Written exercise: Reproduce exactly the opening lines of the listing, stopping after the line that contains "Identification\ \ of" and including it.

--- --- ---

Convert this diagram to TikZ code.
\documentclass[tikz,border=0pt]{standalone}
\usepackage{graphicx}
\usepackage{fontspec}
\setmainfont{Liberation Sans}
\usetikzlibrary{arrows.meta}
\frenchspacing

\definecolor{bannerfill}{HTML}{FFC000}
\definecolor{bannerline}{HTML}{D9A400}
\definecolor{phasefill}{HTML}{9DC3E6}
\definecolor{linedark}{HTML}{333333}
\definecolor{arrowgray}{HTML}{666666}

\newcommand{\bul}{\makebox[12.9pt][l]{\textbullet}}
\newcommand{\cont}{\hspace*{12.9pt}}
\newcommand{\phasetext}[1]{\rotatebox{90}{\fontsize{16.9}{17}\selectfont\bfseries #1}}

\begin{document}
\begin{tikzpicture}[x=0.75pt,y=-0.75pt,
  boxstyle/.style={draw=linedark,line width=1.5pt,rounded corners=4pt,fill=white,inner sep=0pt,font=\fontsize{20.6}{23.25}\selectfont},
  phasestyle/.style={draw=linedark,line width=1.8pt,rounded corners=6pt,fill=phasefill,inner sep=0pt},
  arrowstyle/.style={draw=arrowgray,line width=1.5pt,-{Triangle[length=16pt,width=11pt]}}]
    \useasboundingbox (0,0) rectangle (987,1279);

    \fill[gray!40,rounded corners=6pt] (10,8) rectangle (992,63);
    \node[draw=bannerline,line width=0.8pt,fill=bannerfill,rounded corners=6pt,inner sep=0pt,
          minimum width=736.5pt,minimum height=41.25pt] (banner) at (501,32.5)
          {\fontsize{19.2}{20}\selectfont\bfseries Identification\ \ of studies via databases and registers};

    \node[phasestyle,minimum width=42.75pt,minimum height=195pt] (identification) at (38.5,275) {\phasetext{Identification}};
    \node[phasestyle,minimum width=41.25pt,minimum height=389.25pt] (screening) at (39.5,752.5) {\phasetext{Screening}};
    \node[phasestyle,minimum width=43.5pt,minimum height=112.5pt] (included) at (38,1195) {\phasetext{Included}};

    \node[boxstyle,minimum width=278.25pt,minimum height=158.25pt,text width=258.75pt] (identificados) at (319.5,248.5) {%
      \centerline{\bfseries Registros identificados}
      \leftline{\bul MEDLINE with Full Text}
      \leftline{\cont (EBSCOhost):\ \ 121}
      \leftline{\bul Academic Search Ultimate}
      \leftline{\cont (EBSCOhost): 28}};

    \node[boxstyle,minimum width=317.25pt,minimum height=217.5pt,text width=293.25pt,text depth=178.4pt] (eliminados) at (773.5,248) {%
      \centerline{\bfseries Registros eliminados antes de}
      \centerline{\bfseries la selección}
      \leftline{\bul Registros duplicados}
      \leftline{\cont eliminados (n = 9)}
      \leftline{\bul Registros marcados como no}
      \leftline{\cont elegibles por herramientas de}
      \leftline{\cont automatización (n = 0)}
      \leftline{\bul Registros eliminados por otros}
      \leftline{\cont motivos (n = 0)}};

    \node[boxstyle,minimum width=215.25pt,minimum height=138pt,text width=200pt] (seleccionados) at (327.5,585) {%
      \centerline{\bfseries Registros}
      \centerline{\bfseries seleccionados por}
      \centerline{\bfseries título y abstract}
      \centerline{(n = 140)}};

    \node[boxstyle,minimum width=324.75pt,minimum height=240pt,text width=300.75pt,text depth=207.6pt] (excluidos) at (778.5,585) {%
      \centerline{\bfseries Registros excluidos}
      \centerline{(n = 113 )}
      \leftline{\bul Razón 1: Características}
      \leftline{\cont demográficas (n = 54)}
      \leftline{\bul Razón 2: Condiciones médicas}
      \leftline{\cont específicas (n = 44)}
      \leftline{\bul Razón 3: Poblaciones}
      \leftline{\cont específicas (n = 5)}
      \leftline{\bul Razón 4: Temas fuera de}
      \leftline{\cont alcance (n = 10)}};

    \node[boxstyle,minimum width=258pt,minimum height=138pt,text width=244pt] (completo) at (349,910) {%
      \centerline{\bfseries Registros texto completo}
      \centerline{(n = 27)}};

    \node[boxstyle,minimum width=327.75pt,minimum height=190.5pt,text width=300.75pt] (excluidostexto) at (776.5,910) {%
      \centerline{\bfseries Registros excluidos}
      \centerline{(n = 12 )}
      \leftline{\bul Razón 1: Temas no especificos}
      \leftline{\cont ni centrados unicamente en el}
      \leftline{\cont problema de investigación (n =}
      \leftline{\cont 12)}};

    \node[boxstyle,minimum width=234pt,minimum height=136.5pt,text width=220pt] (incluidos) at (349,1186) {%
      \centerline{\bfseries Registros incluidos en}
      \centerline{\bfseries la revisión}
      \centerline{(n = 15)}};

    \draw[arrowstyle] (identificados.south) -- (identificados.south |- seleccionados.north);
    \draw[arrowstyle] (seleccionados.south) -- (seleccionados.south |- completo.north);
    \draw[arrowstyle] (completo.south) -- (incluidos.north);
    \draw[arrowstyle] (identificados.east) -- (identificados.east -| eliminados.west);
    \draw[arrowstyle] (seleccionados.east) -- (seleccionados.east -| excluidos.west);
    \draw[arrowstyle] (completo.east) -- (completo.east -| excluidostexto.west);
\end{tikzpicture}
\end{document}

--- --- ---

Correct answer:
Convert this diagram to TikZ code.
\documentclass[tikz,border=0pt]{standalone}
\usepackage{graphicx}
\usepackage{fontspec}
\setmainfont{Liberation Sans}
\usetikzlibrary{arrows.meta}
\frenchspacing

\definecolor{bannerfill}{HTML}{FFC000}
\definecolor{bannerline}{HTML}{D9A400}
\definecolor{phasefill}{HTML}{9DC3E6}
\definecolor{linedark}{HTML}{333333}
\definecolor{arrowgray}{HTML}{666666}

\newcommand{\bul}{\makebox[12.9pt][l]{\textbullet}}
\newcommand{\cont}{\hspace*{12.9pt}}
\newcommand{\phasetext}[1]{\rotatebox{90}{\fontsize{16.9}{17}\selectfont\bfseries #1}}

\begin{document}
\begin{tikzpicture}[x=0.75pt,y=-0.75pt,
  boxstyle/.style={draw=linedark,line width=1.5pt,rounded corners=4pt,fill=white,inner sep=0pt,font=\fontsize{20.6}{23.25}\selectfont},
  phasestyle/.style={draw=linedark,line width=1.8pt,rounded corners=6pt,fill=phasefill,inner sep=0pt},
  arrowstyle/.style={draw=arrowgray,line width=1.5pt,-{Triangle[length=16pt,width=11pt]}}]
    \useasboundingbox (0,0) rectangle (987,1279);

    \fill[gray!40,rounded corners=6pt] (10,8) rectangle (992,63);
    \node[draw=bannerline,line width=0.8pt,fill=bannerfill,rounded corners=6pt,inner sep=0pt,
          minimum width=736.5pt,minimum height=41.25pt] (banner) at (501,32.5)
          {\fontsize{19.2}{20}\selectfont\bfseries Identification\ \ of studies via databases and registers};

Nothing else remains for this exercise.